Another assumption about white chocolate—that it’s cheap—is also incorrect. “High-quality white chocolate is more expensive than the most high-quality dark chocolate,” explains Haas. “That liquid gold—the cocoa butter—is a small percentage of what’s in the bean. The rest is cocoa mass, which is the dark, bitter part.” So harvesting it is akin to plucking crocus stigmas for saffron: a lot of work for a small amount of precious substance. The junky stuff, like a Hershey’s Cookies ‘n’ Creme bar (forgive me), gets its creamy texture from lesser fats like palm oil and is thereby of worse quality than, say, the white Valrhona feves (discs) Haas pops in his mouth while extolling the full texture, subtlety, and gentle sweetness only truly excellent white chocolate possesses.

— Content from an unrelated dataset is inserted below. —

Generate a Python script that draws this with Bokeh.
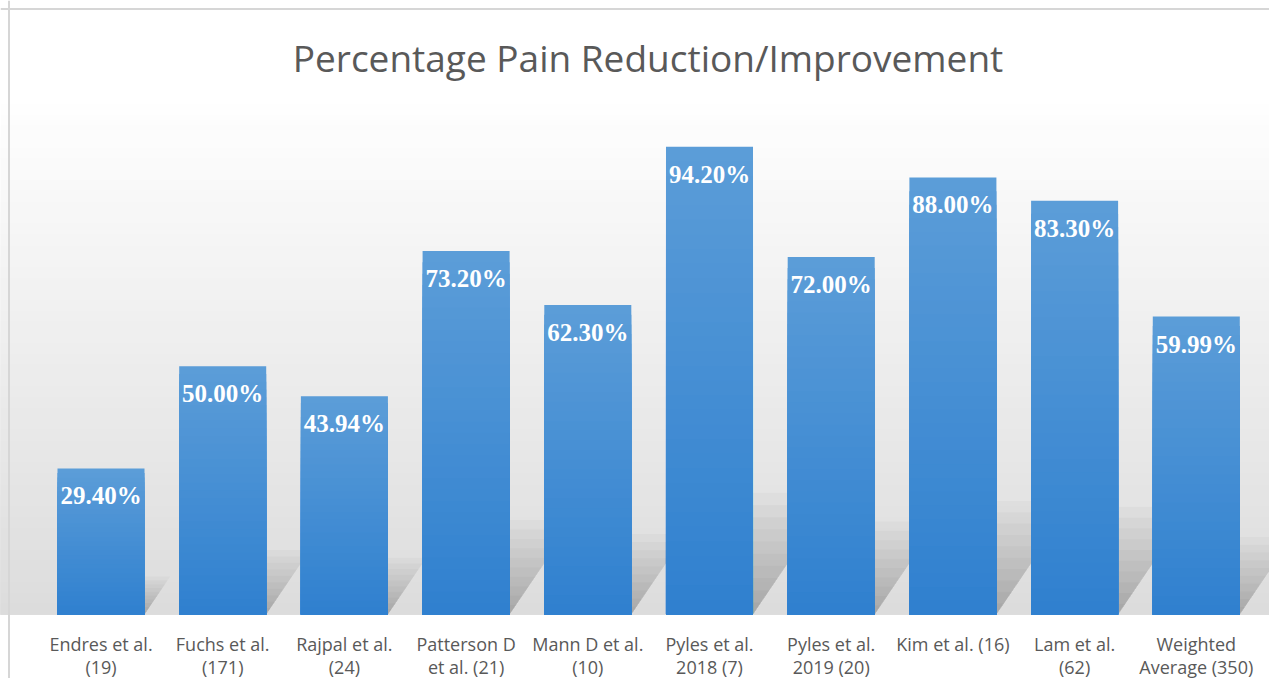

Among the ivory chocolate tablets in Haas’s pastry kitchen are some that look like they’ve gotten a bit of a tan. Released in 2012, these are “blond” chocolates, created when Valrhona founder Frédéric Bau forgot some white chocolate in a bain-marie. Because its milky sugars have caramelized, blond has more butterscotch notes, more complexity, and more fun, able to swing freely with flavours like coffee, caramel, and banana.
Perhaps, then, quality white chocolate is a little more sophisticated than it’s given credit for—and outright dismissals of it are gauche, pure and simple.